REPUBLIKA.CO.ID, JAKARTA -- Gubernur DKI Jakarta Anies Rasyid Baswedan menyebut efek jangka pendek dari penerapan kebijakan ganjil-genap yang berlangsung selama Agustus 2018 belum tentu baik untuk penerapan jangka panjang. Oleh sebab itu, ia belum mau memutuskan memberlakukan kebijakan itu secara permanen.
“Jadi ada, efek jangka pendek jangka panjang. Hal yang baik jangka pendek, belum tentu baik jangka panjang. Saya sedang mengkaji pelaksanaannya seperti apa,” ungkap Anies di Hotel Aryaduta, Jakarta Pusat, Selasa (4/9).
Dia memberikan sebuah contoh penerapan ganjil-genap di beberapa negara. Dia mengatakan, dampak penerapan kebijakan ganjil-genap pada jangka pendek adalah adanya perubahan perilaku masyarakat untuk berpindah ke kendaraan umum.
Namun, penerapan kebijakan itu pada jangka panjang memberikan dampak penambahan kendaraan pribadi oleh sebagian masyarakat. “Contohnya di beberapa negara lain, ketika dilakukan ganjil-genap permanen, maka sebagian segmen masyarakat tahu ini permanen, mobilnya nambah. Lalu penjualan mobil bekas meningkat. Secondary car muncul. Jadi hati-hati di situ,” kata Anies.

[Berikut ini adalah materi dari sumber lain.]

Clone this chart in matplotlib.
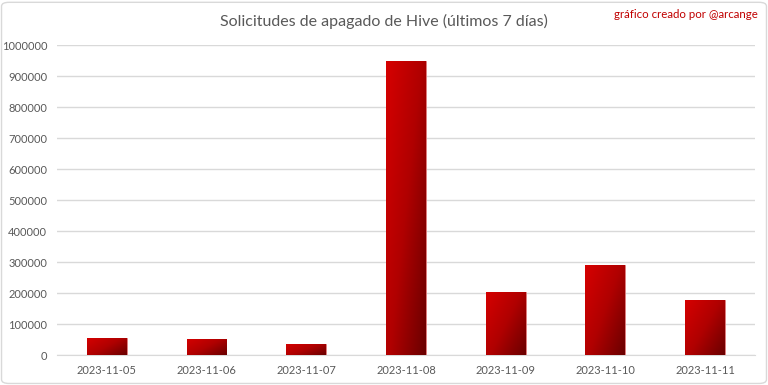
import numpy as np
import matplotlib.pyplot as plt
from matplotlib.colors import LinearSegmentedColormap
from matplotlib.patches import FancyBboxPatch

dates = ["2023-11-05", "2023-11-06", "2023-11-07", "2023-11-08",
         "2023-11-09", "2023-11-10", "2023-11-11"]
requests = [57000, 54000, 37000, 949000, 204000, 290000, 179000]
y_ticks = [0, 100000, 200000, 300000, 400000, 500000, 600000, 700000, 800000, 900000, 1000000]

plt.rcParams['font.family'] = ['Lato', 'DejaVu Sans']

fig = plt.figure(figsize=(7.68, 3.85), dpi=100)
fig.patch.set_facecolor("white")
ax = fig.add_axes([0.0742, 0.0771, 0.9088, 0.805])

x = np.arange(len(dates))
bars = ax.bar(x, requests, width=0.4, color="#B00000", edgecolor="#E08080", linewidth=0.6, zorder=2)

# diagonal red gradient (bright top-left -> dark bottom-right), clipped to every bar
cmap = LinearSegmentedColormap.from_list("redgrad", ["#D60000", "#B00000", "#6A0000"])
u = np.linspace(0, 1, 60)
v = np.linspace(0, 1, 200)
U, V = np.meshgrid(u, v)
grad = 0.55 * U + 0.45 * V
for b in bars:
    bx, by = b.get_x(), b.get_y()
    w, h = b.get_width(), b.get_height()
    im = ax.imshow(grad, cmap=cmap, extent=[bx, bx + w, by, by + h], origin="upper",
                   aspect="auto", zorder=3, interpolation="bilinear")
    im.set_clip_path(b)

ax.set_xlim(-0.5, len(dates) - 0.5)
ax.set_ylim(0, 1000000)
ax.set_yticks(y_ticks)
ax.set_yticklabels([str(t) for t in y_ticks])
ax.set_xticks(x)
ax.set_xticklabels(dates)
ax.tick_params(length=0, labelsize=8, colors="#595959")
ax.tick_params(axis="x", pad=7)
ax.tick_params(axis="y", pad=7)
ax.grid(axis="y", color="#D9D9D9", linewidth=1, zorder=0)
ax.set_axisbelow(True)
for s in ["top", "right", "left"]:
    ax.spines[s].set_visible(False)
ax.spines["bottom"].set_color("#D9D9D9")

fig.text(0.5, 0.943, "Solicitudes de apagado de Hive (últimos 7 días)", ha="center", va="center",
         fontsize=11.5, color="#595959")
fig.text(0.987, 0.963, "gráfico creado por @arcange", ha="right", va="center",
         fontsize=8.3, color="#C00000")

border = FancyBboxPatch((0.002, 0.004), 0.996, 0.99, boxstyle="round,pad=0,rounding_size=0.01",
                        transform=fig.transFigure, facecolor="none", edgecolor="#D9D9D9", linewidth=1)
fig.patches.append(border)

fig.savefig("out.png", dpi=100)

Bila terjadi hal demikian, kata dia, maka penerapan kebijakan ganjil-genap tak lagi terfokus pada tujuan memindahkan masyarakat menuju ke transportasi umum. Melainkan, justru malah kembali terpusat pada kendaraan pribadi.
“Kalau kita hanya memikirkan seperti ini, nanti kendaraan pribadi terus yang diatur. Padahal sebenarnya solusinya adalah pada kendaraan umum,” kata Anies.
Anies merencanakan hal itu dengan meningkatkan mutu pelayanan kendaraan umum. Sebab, kata dia, masyarakat lebih membutuhkan kendaraan umum massal yang lebih banyak, lebih nyaman, dan harganya terjangkau.
“Makanya saya tekankan, efek jangka pendek itu tidak selalu sama dengan efek jangka panjang. Jangka panjang kita adalah meningkatkan jumlah kendaraan umum, rute kendaraan umum, dan keterjangkauan harga kendaraan umum,” kata dia.